I saw my friends again on the way back up and let their cheers return me to my full strength. I checked the distance on my watch and was glad to see what I only had about half a mile left to go. We turned off of Sunset with 1000 meters left to go and came upon another hill. This one had nothing on the previous one but my legs were fried to a level I hadn’t experienced before. They were also likely still worn out from a possibly ill-advised several hours of bike climbing only a few days before, but I refused to think about that. The rest of this race was all mental games. I was still within range for my goal time, but only if I worked for it, and I doubted my ability to “work for it” uphill any further.
We came upon a quarter mile left in the run and I tried to think about my fastest quarter mile sprint time and came up blank. We came upon 200 meters and I tried to calculate how long that should take and couldn’t remember. I tried to kick to the finish. I had nothing. As hard as I’ve ever gone in training or races I’ve usually had enough to bust out a tough 30 seconds of work but this time it was completely out of the question. It wasn’t until I was about 20 steps from the finish that I was able to spur my legs into faster motion and then finally push across the line.
The first few moments afterwards were hard. I saw people I recognized but didn’t have the breath to say hi. They asked how I did and I could only point to my watch. Fortunately, this period of extreme exhaustion (which felt much longer than it was), was over within a minute or so and I was back to normal. By the end of 20 minutes I was ready for another run.

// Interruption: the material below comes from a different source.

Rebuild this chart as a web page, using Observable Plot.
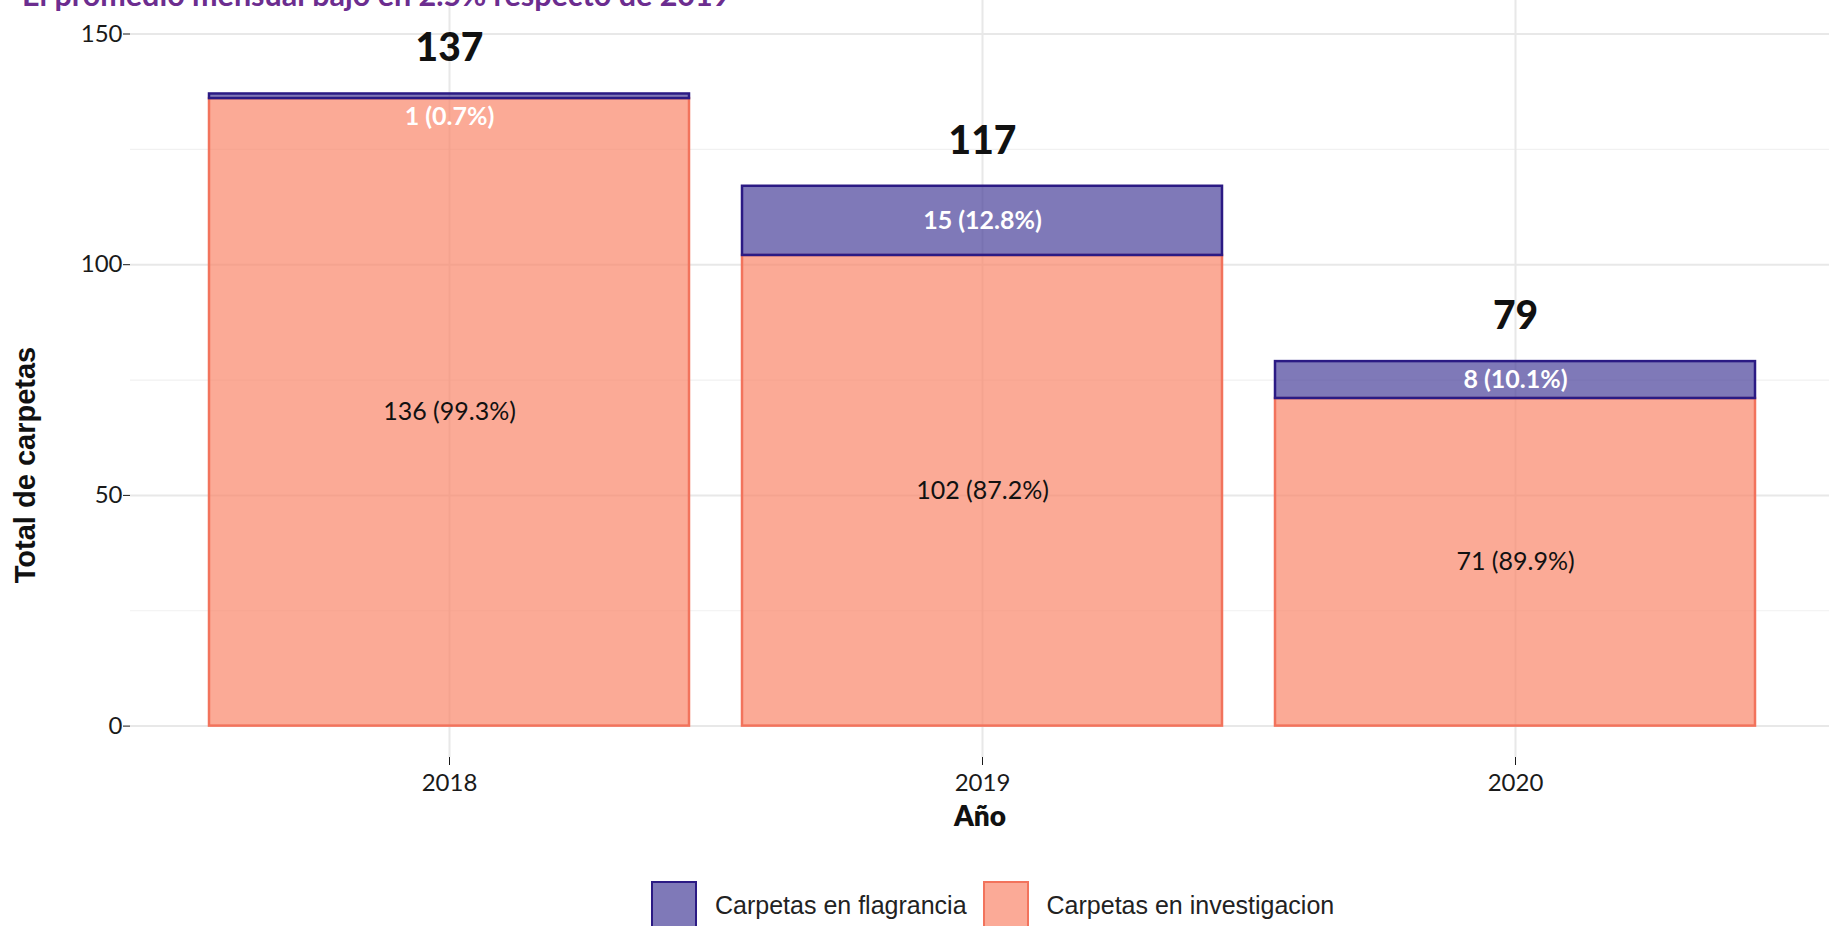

This race was the hardest event I’ve done (and quite likely the hardest run I’ve ever done as well), but paradoxically felt really short. I missed my goal time by about 1 minute, but was proud of my effort and for doing what I could to stick with my goal splits even on the tough hills. Having lived in Los Angeles for the past several years, I’ve always made it a point to do something exciting and exhausting on holidays (8 mile sand runs on Thanksgiving, 30 mile beach rides on the 4th of July). The Palisades 10K was a nice addition to the tradition and one that I will look forward to doing again next year.